Over $187 billion has been spent on immigration enforcement since President Reagan signed the Immigration Reform and Control Act in 1986. This law legalized the 3 million illegal immigrants living in the U.S. "Today, immigration enforcement can be seen as the federal government's highest criminal law enforcement priority, judged on the basis of budget allocations, enforcement actions and case volumes.” In fact, the majority of cases in the Justice Department are federal immigration-related criminal prosecutions. Some lawmakers are asking for more lenient immigration policies as the high allotment of money is making little difference in the immigration problem.
"Congress has to enact broad legislation that combines targeted enforcement with a road to citizenship for those here without papers and a flexible and functional legal immigration system," America's Voice Frank Sharry said to Fox News Latino. "It’s time to stop ripping families apart and wasting taxpayer dollars and time to pass comprehensive immigration reform.” Some say this report is a criticism of the Obama Administration and their strong crackdown on immigration, but others are calling for a different approach. Regardless of the money spent, the border is not secure, American workers have no job security, and undocumented workers are taken advantage of. The Obama administration has made several changes to the immigration system including launching a program allowing some young undocumented immigrants to avoid deportation and working legally in the country. His administration has also refocused enforcement efforts to target those that pose as a security threat.

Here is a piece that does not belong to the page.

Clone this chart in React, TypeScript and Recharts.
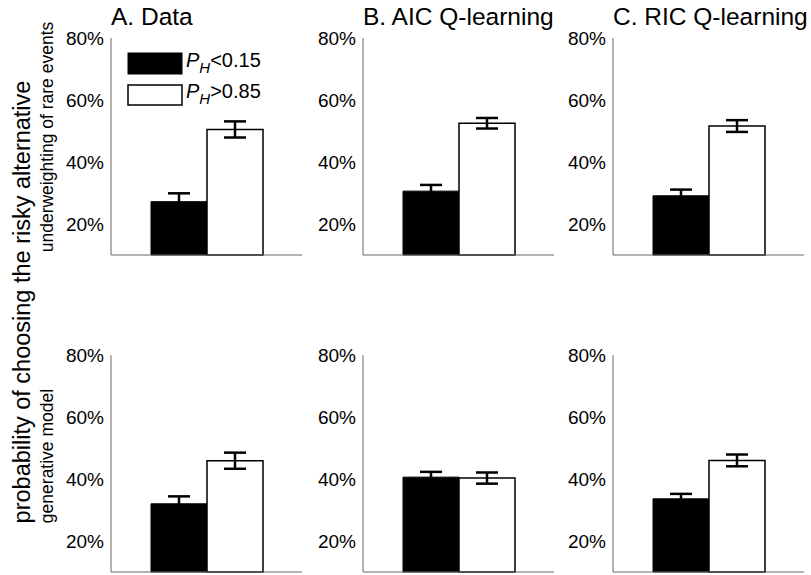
import { BarChart, Bar, XAxis, YAxis, ErrorBar } from 'recharts';

const panelTitles = ['A. Data', 'B. AIC Q-learning', 'C. RIC Q-learning'];
const rowLabels = ['underweighting of rare events', 'generative model'];
const yTicks = [20, 40, 60, 80];

// top row: underweighting of rare events
const lowTop = [27.2, 30.6, 29.1];
const lowTopErr = [2.7, 2.0, 2.0];
const highTop = [50.5, 52.5, 51.6];
const highTopErr = [2.6, 1.7, 1.9];

// bottom row: generative model
const lowBottom = [32.0, 40.6, 33.6];
const lowBottomErr = [2.4, 1.7, 1.6];
const highBottom = [45.9, 40.3, 46.0];
const highBottomErr = [2.6, 1.8, 1.9];

const FONT = '"Liberation Sans", Arial, sans-serif';

const colLeft = [41, 293, 543];
const rowTop = [26, 343];

const rows = [
  { low: lowTop, lowErr: lowTopErr, high: highTop, highErr: highTopErr },
  { low: lowBottom, lowErr: lowBottomErr, high: highBottom, highErr: highBottomErr },
];

function Panel({ low, lowErr, high, highErr }: { low: number; lowErr: number; high: number; highErr: number }) {
  const data = [{ name: 'g', low, lowErr, high, highErr }];
  return (
    <BarChart
      width={265}
      height={231}
      data={data}
      margin={{ top: 12, right: 4, left: 0, bottom: 0 }}
      barCategoryGap={40}
      barGap={0}
    >
      <XAxis dataKey="name" tick={false} tickLine={false} height={2} axisLine={{ stroke: '#666', strokeWidth: 1 }} />
      <YAxis
        domain={[10, 80]}
        ticks={yTicks}
        width={70}
        tickLine={false}
        tickSize={5}
        tickMargin={2}
        axisLine={{ stroke: '#666', strokeWidth: 1 }}
        tickFormatter={(v) => `${v}%`}
        tick={{ fill: '#000', fontSize: 19, fontFamily: FONT }}
      />
      <Bar dataKey="low" fill="#000" stroke="#000" strokeWidth={1} isAnimationActive={false}>
        <ErrorBar dataKey="lowErr" direction="y" width={11} stroke="#000" strokeWidth={2.5} />
      </Bar>
      <Bar dataKey="high" fill="#fff" stroke="#000" strokeWidth={1.5} isAnimationActive={false}>
        <ErrorBar dataKey="highErr" direction="y" width={11} stroke="#000" strokeWidth={2.5} />
      </Bar>
    </BarChart>
  );
}

export default function App() {
  return (
    <div style={{ position: 'absolute', left: 0, top: 0, width: 811, height: 575, background: '#fff', overflow: 'hidden' }}>
      {rows.map((r, ri) =>
        panelTitles.map((_, ci) => (
          <div key={`${ri}-${ci}`} style={{ position: 'absolute', left: colLeft[ci], top: rowTop[ri] }}>
            <Panel low={r.low[ci]} lowErr={r.lowErr[ci]} high={r.high[ci]} highErr={r.highErr[ci]} />
          </div>
        ))
      )}
      <svg width={811} height={575} style={{ position: 'absolute', left: 0, top: 0, pointerEvents: 'none' }}>
        <g fontFamily={FONT} fill="#000">
          {panelTitles.map((t, i) => (
            <text key={t} x={colLeft[i] + 70} y={25} fontSize={24.5}>{t}</text>
          ))}
          <text transform="translate(30,302) rotate(-90)" textAnchor="middle" fontSize={23.5}>
            probability of choosing the risky alternative
          </text>
          <text transform="translate(53,137) rotate(-90)" textAnchor="middle" fontSize={17.5}>
            {rowLabels[0]}
          </text>
          <text transform="translate(53,456) rotate(-90)" textAnchor="middle" fontSize={17.5}>
            {rowLabels[1]}
          </text>
          {/* legend */}
          <rect x={128} y={53} width={54} height={21} fill="#000" stroke="#000" />
          <rect x={128} y={85} width={54} height={20} fill="#fff" stroke="#000" strokeWidth={1.5} />
          <text x={186} y={67} fontSize={20}>
            <tspan fontStyle="italic">P</tspan>
            <tspan fontSize={15} fontStyle="italic" dy={6}>H</tspan>
            <tspan dy={-6}>&lt;0.15</tspan>
          </text>
          <text x={186} y={98} fontSize={20}>
            <tspan fontStyle="italic">P</tspan>
            <tspan fontSize={15} fontStyle="italic" dy={6}>H</tspan>
            <tspan dy={-6}>&gt;0.85</tspan>
          </text>
        </g>
      </svg>
    </div>
  );
}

With budgets quickly dwindling and various civil rights violations occurring, legislators are asking for a different type of enforcement. Jessica Karp, an attorney with National Day Laborer Organizing Network says, “The U.S. spent almost $18 billion last year to detain immigrants and separate families for violating immigration laws that are widely recognized as outdated and impractical shows just how far anti-immigrant fervor has gone in spawning backwards priorities in Congress."